J’ai bien pensé à toi tout l’après-midi, et ce soir surtout. Il me déplaisait de ne pas connaître les lieux. J’ai eu une aperception très nette de ta figure écoutant, et de celle de La Rounat. Quant aux autres, elles étaient fort vagues, ne connaissant point le personnel de l’Odéon.

Comment la chose s’est-elle passée ? détails ! archi-détails ! si tu as le temps, car je vais commencer à te respecter et je suis le premier à te dire qu’il ne faut pas démordre de la place. Surveille tout impitoyablement, jusqu’aux ouvreuses de loges, comme Meyerbeer.

C’est donc dans deux mois ! j’en ai la gorge sèche d’avance ! nous avons passé la soirée, ma mère et moi, à causer de la première.

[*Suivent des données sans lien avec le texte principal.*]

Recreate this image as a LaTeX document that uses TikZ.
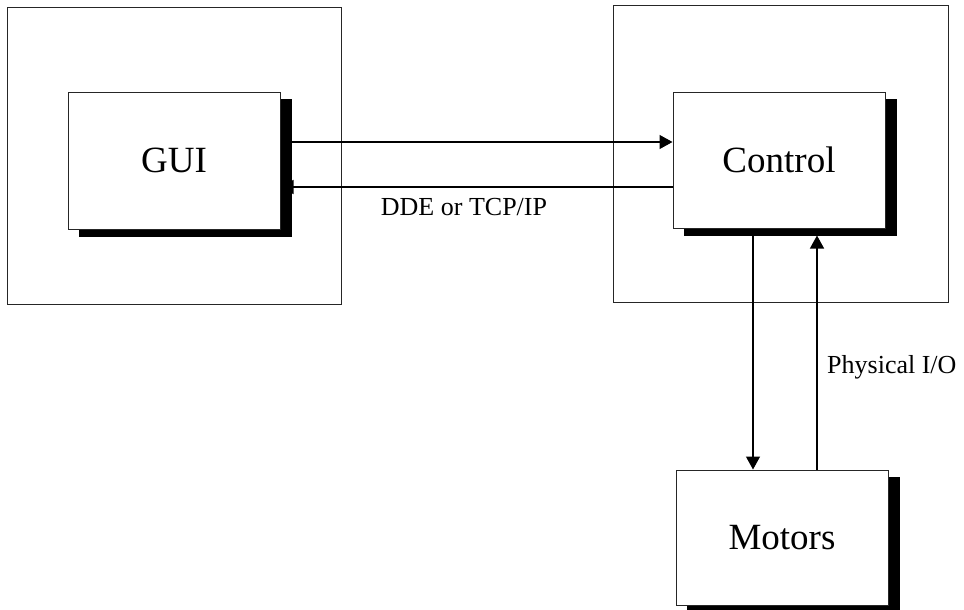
\documentclass[tikz,border=0pt]{standalone}
\usepackage{fontspec}
\setmainfont{Liberation Serif}
\usetikzlibrary{arrows.meta,backgrounds}
\begin{document}
\begin{tikzpicture}[x=1pt,y=-1pt,
  outerbox/.style={draw=black!85,line width=1pt,rectangle,inner sep=0pt},
  block/.style={draw=black!85,line width=1pt,fill=white,rectangle,inner sep=0pt,
    minimum width=212pt,font=\fontsize{37}{40}\selectfont},
  shadowbox/.style={fill=black},
  conn/.style={line width=1.3pt,-{Triangle[length=13pt,width=14pt]}},
  lbl/.style={inner sep=0pt,font=\fontsize{26}{28}\selectfont}]
\useasboundingbox (0,0) rectangle (964,610);
% blocks
\node[block,minimum height=137pt] (GUI) at (174,160.5) {GUI};
\node[block,minimum height=136pt] (Control) at (779,160) {Control};
\node[block,minimum height=135pt] (Motors) at (782,537.5) {Motors};
\begin{scope}[on background layer]
  % outer frames
  \node[outerbox,minimum width=334pt,minimum height=296pt] (guiframe) at (174,156) {};
  \node[outerbox,minimum width=335pt,minimum height=296pt] (ctrlframe) at (780.5,154) {};
  % connectors
  \draw[conn] ([xshift=-2pt,yshift=18.5pt]GUI.east) coordinate (a1) -- (Control.west |- a1);
  \draw[conn] ([yshift=-27pt]Control.west) coordinate (a2) -- (GUI.east |- a2);
  \draw[conn] ([xshift=-26pt]Control.south) coordinate (a3) -- (Motors.north -| a3);
  \coordinate (cshadow) at ([yshift=-7pt]Control.south);
  \draw[conn] ([xshift=35pt]Motors.north) coordinate (a4) -- (a4 |- cshadow);
  % shadows
  \fill[shadowbox] ([shift={(11pt,-7pt)}]GUI.north west) rectangle ([shift={(11pt,-7pt)}]GUI.south east);
  \fill[shadowbox] ([shift={(11pt,-7pt)}]Control.north west) rectangle ([shift={(11pt,-7pt)}]Control.south east);
  \fill[shadowbox] ([shift={(11pt,-7pt)}]Motors.north west) rectangle ([shift={(11pt,-7pt)}]Motors.south east);
\end{scope}
% labels
\node[lbl,anchor=base] (ddelbl) at (464,215) {DDE or TCP/IP};
\node[lbl,anchor=base west] (iolbl) at (827,373) {Physical I/O};
\end{tikzpicture}
\end{document}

Le temps a été très beau aujourd’hui, bon signe ; et maintenant la lune brille en plein dans le ciel tout bleu. Je pense à nos anciens dimanches déjà si loin. Ce but dont nous parlions, le voilà bientôt atteint, pour toi, du moins… Quand tu reviendras dans ce cabinet de Croisset où ton ombre plane toujours, tu seras un homme consacré, connu, célèbre… la tête m’en tourne.

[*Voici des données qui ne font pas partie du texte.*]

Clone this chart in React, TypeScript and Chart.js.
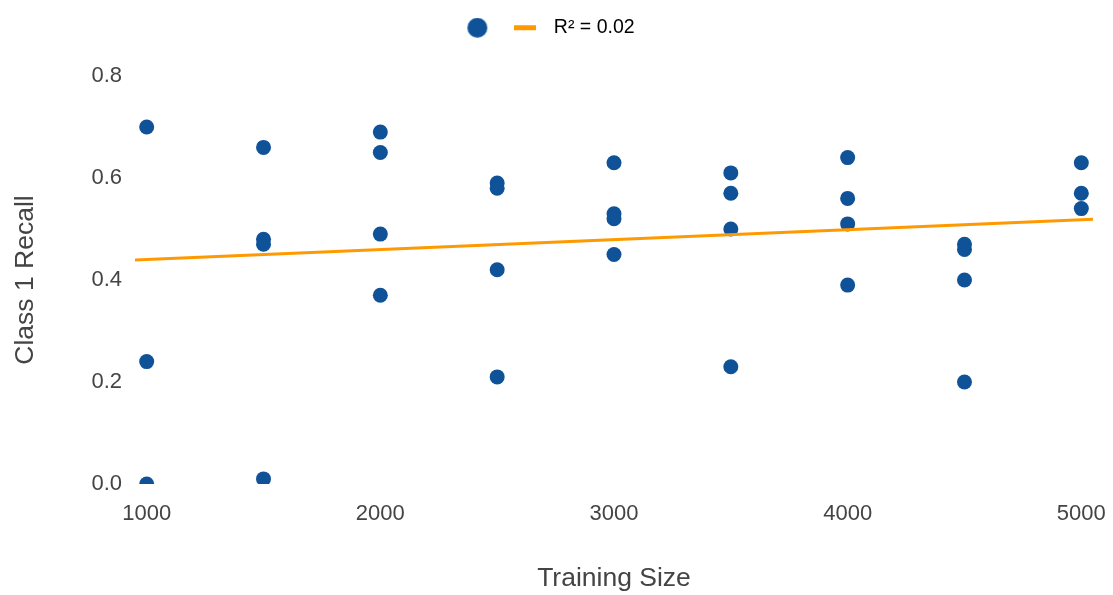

J’arriverai à Paris dans cinq semaines, vers le 20 octobre. Tu seras en pleines répétitions. Avec quelle frénésie je me précipiterai du boulevard à l’Odéon ! L’ami La Rounat fait bien les choses, à ce qu’il paraît. Il me semble, jeune homme, quoi que tu en dises, qu’il ne serait pas mal de refourrer des vers dans la Revue de Paris. Soyons larges ou, si tu aimes mieux, soyons fins ; tant que nous n’aurons pas un carrosse, faisons semblant de ne point remarquer les éclaboussures. Mais dès que nous aurons le c… assis dans le berlingot de la gloire, écrasons sans pitié les drôles qui… etc.

Que devient l’Aveu au milieu de tout cela ?

Je ne t’ai pas dit qu’il y aura mardi prochain quinze jours qu’en conduisant M. Cloquet au chemin de fer, j’ai aperçu sur sa porte, nez au vent, corsée raide, et enharnachée de breloques et de lorgnon, cette vénérable Mme G***. I’ay ri à part moi, me remémorant les paillardises de cette tant pute tavernière.

Décidément, la journée était aujourd’hui au théâtre. J’ai eu la visite de Baudry (junior), qui allait chez Deschamps pour lui vendre des costumes. On joue la comédie chez M. Deschamps, et des comédies de lui, ça doit être fort !

Adieu, mon cher monsieur, je n’ai absolument rien à te dire, si ce n’est que je t’embrasse et qu’il m’ennuie démesurément de ta personne. Mais ne bouge pas de Paris, maintenant. Il faut être au poste.


  1. Première répétition de Madame de Montarcy à l’Odéon.